Health Replay: Black Women, Step Away From the Burgers … and More
The week in health
Why are so many of us overweight or obese? Blame it on our eating habits. A new study says scarfing down fast food burgers twice a week may make black women 25 percent more likely to be obese. And gulping two sugary drinks each day raises our obesity risk by 10 percent.
African Americans are the least likely to receive preventive dental care in this country, says a recent report. Only 57 percent of us have our teeth cleaned annually compared to 77 percent of Asian Americans and 62 percent of Latinos. Researchers say lack of insurance, poverty and few culturally competent dentists in black communities are to blame for the disparity.
Yes, you can eat chicken, but you’ll need to use care. Consumer Reports scared folks this week by reporting that 97 percent of raw chicken breasts in grocery stores contain some kind of bacteria that could make you sick; 11 percent carry salmonella. You can still eat chicken, however. You’ll just need to use care. Keep raw chicken away from other food, make sure you cook it until it reaches 165 degrees and scrub everything clean after you’ve prepared it. What not to do: Don’t wash chicken before you cook it; that actually spreads germs.
Rates of violence against women around the world are much higher than reported, according to a new study.
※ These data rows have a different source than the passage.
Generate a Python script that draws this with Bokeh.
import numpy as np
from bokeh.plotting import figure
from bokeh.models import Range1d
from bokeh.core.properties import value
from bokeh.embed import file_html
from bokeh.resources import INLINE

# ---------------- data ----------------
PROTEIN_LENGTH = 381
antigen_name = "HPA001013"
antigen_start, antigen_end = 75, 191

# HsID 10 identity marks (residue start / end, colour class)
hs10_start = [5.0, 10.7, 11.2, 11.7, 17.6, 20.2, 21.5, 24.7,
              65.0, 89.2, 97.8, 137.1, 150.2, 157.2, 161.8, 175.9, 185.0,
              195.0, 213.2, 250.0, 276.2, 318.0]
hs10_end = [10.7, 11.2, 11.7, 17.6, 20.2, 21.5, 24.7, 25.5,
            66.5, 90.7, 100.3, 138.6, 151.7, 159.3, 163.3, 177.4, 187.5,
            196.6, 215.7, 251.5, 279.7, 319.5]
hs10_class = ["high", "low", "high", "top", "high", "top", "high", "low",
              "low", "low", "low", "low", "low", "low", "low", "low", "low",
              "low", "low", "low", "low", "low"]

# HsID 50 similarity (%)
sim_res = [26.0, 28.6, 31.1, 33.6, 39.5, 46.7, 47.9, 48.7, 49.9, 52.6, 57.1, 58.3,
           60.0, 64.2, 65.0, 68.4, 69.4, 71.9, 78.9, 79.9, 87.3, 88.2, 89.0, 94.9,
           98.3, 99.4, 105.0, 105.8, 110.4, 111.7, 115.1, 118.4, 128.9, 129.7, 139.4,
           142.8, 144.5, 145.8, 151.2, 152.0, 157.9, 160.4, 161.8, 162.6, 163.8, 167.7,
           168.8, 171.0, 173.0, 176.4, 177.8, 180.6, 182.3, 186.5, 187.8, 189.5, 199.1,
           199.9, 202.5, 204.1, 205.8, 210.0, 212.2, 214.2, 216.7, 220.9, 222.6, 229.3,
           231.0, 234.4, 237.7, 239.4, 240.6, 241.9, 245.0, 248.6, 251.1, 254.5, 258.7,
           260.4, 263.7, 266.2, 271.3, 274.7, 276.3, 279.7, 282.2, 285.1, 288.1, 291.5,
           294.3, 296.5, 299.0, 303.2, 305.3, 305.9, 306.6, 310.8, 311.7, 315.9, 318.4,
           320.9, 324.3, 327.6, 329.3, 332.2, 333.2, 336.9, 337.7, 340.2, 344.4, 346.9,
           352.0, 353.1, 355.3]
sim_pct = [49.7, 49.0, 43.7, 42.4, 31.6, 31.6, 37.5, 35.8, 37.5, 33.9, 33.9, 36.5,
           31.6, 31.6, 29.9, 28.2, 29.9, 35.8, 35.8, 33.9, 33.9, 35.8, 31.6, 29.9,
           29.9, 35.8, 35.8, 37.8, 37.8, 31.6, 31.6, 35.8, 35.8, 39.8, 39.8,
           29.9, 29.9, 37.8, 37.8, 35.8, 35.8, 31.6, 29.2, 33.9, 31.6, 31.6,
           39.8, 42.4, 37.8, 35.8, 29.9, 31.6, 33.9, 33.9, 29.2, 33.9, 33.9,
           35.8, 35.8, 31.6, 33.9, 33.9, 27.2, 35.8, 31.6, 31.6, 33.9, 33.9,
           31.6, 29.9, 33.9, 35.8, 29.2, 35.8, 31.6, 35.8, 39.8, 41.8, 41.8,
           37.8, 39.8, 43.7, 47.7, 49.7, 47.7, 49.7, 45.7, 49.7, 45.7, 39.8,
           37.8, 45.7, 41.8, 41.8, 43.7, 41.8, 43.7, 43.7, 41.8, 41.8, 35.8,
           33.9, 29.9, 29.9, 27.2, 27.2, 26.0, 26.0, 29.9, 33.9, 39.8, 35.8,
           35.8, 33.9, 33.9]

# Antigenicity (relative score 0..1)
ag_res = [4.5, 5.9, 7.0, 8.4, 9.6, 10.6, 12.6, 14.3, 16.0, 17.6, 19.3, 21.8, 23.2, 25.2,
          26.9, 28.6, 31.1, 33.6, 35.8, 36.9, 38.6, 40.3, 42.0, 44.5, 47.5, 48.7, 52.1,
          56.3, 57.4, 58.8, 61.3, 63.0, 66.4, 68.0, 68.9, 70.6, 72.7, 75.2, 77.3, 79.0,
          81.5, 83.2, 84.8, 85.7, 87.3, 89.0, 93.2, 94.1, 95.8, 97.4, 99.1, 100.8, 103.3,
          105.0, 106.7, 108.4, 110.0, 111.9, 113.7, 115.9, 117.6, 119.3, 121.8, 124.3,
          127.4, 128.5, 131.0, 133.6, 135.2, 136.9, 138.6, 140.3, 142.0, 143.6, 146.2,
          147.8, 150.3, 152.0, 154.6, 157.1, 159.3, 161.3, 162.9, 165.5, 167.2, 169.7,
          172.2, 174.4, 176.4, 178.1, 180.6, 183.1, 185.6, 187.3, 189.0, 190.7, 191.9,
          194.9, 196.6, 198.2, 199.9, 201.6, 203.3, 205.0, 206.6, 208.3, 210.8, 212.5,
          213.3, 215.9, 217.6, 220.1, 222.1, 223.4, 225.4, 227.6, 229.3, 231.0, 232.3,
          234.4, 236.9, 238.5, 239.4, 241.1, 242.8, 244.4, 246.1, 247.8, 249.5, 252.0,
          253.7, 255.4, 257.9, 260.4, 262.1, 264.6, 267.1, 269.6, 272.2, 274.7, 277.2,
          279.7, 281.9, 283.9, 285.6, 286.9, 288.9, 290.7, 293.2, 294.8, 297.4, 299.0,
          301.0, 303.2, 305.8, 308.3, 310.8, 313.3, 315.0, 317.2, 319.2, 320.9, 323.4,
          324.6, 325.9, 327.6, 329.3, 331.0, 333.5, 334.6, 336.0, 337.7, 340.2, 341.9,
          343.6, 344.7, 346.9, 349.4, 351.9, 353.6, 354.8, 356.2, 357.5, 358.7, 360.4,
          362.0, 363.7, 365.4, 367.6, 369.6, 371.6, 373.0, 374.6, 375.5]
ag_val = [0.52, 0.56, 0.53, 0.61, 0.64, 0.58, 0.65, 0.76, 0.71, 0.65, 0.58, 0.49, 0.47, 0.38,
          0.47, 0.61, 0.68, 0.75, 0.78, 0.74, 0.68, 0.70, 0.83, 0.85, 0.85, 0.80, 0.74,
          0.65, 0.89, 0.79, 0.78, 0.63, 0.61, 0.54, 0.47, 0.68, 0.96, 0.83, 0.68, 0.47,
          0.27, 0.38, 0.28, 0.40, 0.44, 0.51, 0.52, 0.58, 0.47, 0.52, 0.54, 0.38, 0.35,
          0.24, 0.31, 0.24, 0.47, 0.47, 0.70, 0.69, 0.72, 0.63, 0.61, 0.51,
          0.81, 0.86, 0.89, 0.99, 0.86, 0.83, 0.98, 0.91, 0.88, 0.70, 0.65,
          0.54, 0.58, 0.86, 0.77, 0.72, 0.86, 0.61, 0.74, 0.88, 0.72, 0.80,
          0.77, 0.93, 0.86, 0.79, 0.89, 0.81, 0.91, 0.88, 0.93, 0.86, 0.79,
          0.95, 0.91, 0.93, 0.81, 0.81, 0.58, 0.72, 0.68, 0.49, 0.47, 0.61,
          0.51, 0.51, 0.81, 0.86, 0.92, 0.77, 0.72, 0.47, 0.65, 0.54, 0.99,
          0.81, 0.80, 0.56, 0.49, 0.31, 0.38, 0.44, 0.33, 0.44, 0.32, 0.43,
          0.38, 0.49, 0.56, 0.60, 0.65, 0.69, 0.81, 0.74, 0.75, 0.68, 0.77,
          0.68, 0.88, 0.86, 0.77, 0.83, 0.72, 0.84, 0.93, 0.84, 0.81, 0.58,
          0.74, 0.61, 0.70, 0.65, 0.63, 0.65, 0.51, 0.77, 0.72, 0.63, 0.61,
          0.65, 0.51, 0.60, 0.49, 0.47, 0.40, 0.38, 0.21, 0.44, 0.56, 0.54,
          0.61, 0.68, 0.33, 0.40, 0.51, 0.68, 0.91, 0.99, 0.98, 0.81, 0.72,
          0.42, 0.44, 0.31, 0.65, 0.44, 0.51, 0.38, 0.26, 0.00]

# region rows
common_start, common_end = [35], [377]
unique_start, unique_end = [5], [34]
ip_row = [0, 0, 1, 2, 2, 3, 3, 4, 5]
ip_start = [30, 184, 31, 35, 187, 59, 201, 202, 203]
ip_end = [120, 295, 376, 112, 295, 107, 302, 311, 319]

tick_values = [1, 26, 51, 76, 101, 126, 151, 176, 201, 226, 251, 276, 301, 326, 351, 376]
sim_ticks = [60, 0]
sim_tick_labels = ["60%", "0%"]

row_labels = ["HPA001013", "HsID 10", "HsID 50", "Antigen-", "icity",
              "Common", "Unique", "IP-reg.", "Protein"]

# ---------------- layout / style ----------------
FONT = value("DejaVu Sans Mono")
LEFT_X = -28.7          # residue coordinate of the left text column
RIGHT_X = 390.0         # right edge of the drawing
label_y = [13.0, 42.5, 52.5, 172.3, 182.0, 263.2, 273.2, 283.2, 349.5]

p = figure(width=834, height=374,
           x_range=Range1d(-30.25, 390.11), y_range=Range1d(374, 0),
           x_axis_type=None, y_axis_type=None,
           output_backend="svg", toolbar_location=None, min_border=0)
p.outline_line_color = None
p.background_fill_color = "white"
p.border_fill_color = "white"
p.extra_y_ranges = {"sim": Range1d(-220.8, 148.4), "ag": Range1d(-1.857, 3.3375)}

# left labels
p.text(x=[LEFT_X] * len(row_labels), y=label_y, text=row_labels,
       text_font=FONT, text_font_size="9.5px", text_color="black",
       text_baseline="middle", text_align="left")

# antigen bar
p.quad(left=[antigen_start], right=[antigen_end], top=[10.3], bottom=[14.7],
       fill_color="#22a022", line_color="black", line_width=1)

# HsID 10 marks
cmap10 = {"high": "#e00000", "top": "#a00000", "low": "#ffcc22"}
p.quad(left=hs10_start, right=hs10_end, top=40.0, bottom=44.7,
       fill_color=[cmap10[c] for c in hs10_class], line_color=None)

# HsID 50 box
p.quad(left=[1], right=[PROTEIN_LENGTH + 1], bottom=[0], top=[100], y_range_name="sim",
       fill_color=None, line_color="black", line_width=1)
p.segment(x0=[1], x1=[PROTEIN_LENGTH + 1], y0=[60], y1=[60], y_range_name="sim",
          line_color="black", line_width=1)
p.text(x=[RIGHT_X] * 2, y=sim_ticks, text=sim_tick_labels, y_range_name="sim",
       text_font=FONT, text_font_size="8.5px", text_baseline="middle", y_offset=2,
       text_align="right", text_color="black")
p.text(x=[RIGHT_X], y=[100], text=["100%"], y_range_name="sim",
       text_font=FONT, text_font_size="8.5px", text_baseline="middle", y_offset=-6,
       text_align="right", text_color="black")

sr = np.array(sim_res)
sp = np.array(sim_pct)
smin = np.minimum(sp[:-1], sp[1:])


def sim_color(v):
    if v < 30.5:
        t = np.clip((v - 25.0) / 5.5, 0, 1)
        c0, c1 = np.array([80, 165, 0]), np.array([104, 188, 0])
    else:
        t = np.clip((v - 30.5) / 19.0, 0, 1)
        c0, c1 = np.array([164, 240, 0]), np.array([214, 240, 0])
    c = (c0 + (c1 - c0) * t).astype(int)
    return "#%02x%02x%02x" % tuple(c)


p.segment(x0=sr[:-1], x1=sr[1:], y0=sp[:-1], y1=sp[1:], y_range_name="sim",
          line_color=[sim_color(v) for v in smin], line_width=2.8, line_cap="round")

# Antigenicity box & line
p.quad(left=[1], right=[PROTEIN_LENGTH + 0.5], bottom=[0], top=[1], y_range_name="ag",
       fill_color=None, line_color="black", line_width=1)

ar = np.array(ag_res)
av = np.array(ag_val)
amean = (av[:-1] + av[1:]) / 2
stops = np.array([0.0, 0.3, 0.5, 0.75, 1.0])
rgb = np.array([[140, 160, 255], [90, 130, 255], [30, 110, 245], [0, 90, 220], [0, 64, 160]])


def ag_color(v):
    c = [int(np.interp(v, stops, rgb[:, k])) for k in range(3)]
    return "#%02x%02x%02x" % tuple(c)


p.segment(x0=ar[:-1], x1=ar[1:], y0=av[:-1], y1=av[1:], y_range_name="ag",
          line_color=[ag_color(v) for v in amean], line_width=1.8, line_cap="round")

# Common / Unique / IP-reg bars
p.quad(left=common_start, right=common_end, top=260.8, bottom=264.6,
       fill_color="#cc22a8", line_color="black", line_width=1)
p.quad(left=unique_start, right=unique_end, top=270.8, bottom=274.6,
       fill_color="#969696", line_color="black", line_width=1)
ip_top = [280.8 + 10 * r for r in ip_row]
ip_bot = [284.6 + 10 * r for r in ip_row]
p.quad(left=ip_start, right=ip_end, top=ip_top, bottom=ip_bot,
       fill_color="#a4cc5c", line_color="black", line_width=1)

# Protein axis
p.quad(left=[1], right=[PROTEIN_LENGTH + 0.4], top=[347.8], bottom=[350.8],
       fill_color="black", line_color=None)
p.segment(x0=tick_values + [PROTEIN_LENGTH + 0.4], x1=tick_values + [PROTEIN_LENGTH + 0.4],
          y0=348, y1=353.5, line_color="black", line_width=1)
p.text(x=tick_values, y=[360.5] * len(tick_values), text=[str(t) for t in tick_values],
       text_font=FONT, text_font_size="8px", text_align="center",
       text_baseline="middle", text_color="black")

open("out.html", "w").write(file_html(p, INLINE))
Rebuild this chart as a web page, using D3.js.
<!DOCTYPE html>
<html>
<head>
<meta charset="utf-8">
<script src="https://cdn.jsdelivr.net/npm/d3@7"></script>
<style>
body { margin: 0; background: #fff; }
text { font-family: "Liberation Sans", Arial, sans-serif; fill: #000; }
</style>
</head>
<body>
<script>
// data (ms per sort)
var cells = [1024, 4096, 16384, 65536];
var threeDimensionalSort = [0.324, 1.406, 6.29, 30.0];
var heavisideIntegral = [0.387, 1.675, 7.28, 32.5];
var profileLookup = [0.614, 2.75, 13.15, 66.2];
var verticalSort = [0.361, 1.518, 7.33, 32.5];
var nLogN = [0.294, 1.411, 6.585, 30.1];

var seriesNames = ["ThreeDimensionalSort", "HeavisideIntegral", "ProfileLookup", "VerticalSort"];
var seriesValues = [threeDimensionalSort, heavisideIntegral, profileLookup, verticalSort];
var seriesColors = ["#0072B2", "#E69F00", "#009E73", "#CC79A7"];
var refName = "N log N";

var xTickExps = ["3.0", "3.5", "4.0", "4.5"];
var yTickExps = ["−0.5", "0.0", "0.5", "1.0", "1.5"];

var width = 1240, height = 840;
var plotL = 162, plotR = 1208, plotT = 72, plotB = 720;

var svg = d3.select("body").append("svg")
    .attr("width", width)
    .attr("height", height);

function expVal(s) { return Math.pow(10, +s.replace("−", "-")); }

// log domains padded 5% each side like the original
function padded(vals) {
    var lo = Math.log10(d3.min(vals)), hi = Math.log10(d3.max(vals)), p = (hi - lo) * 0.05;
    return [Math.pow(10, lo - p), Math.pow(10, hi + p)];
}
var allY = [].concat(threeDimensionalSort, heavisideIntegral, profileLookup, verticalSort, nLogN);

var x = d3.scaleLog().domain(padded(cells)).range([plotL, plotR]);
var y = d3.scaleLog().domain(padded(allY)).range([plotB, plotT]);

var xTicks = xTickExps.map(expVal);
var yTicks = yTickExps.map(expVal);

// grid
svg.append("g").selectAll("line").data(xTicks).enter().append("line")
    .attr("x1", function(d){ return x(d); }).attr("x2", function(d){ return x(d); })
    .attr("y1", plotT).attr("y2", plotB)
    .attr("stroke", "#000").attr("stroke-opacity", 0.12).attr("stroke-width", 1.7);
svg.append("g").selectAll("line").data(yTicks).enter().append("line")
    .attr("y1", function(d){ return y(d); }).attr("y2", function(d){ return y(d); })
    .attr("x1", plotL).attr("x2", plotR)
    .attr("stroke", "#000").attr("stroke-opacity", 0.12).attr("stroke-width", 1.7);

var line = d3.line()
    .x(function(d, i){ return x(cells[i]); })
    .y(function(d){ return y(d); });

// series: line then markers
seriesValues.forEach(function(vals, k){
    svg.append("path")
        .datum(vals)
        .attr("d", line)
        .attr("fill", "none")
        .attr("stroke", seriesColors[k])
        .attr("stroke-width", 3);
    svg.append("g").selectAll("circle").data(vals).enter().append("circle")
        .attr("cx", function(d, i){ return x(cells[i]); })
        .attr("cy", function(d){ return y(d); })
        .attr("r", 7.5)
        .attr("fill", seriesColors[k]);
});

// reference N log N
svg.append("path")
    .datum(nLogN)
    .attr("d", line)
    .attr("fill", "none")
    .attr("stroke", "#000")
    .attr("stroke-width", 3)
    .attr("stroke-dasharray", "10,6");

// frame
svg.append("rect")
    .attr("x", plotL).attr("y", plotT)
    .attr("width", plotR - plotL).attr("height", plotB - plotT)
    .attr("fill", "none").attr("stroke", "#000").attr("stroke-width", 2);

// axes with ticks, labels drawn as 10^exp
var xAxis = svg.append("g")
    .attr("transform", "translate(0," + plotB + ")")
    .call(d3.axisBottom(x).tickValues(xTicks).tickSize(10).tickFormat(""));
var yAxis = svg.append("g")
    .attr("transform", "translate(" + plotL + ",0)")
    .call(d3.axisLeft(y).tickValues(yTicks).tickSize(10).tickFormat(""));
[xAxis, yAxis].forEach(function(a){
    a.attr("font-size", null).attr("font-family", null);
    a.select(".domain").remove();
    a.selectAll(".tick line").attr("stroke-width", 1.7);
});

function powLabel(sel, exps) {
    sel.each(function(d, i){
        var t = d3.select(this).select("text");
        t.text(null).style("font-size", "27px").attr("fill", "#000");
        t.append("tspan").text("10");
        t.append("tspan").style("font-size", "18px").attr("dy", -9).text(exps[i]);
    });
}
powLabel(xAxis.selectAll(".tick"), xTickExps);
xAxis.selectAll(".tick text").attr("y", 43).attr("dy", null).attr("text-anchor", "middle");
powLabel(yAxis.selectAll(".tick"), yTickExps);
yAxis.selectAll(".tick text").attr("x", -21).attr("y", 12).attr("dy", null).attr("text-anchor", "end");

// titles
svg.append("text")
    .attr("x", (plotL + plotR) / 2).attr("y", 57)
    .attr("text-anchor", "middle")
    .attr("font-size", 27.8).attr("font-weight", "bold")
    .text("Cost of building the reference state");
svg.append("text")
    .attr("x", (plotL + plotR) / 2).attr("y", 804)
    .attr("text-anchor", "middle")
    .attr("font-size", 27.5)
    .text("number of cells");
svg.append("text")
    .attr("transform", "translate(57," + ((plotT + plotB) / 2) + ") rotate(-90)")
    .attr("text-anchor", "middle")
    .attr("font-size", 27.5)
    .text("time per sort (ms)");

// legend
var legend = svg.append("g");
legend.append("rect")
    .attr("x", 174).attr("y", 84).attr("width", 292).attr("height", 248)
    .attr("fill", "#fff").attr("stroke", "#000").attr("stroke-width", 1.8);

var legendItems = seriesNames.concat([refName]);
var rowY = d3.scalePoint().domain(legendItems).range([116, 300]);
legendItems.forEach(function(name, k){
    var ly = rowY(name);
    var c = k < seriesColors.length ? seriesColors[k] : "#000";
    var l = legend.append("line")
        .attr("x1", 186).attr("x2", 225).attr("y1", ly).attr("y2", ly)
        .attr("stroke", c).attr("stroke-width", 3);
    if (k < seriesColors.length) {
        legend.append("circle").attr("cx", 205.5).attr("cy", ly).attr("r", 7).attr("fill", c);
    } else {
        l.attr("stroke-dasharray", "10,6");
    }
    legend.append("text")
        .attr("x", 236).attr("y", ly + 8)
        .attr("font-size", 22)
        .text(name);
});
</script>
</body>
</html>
Of the 93,000 assaults and rapes recorded in this report, a paltry 7 percent were reported to authorities and only 37 percent of victims told friends or family. “Our results confirm that the vast majority of women who have experienced [gender-based violence] remain uncounted,” study leader Tia Palermo, assistant professor in public health and the department of preventive medicine at Stony Brook University School of Medicine in New York, said in a release.
A new study confirms what we already know: Most Americans—more than 90 percent—consumed far too much sodium on a daily basis. Even the majority of children, including those as young as age 1, are getting too much sodium. The high levels of sodium are putting more Americans at risk for high blood pressure. The study’s authors estimate that about eight of every 10 children aged 1 to 3, and nine out of 10 people aged 4 and older are at risk for high blood pressure based on their current consumption of sodium. Typically, we’re not shaking too much salt at the dinner table. The bulk of sodium in our diets comes from processed foods and restaurant meals.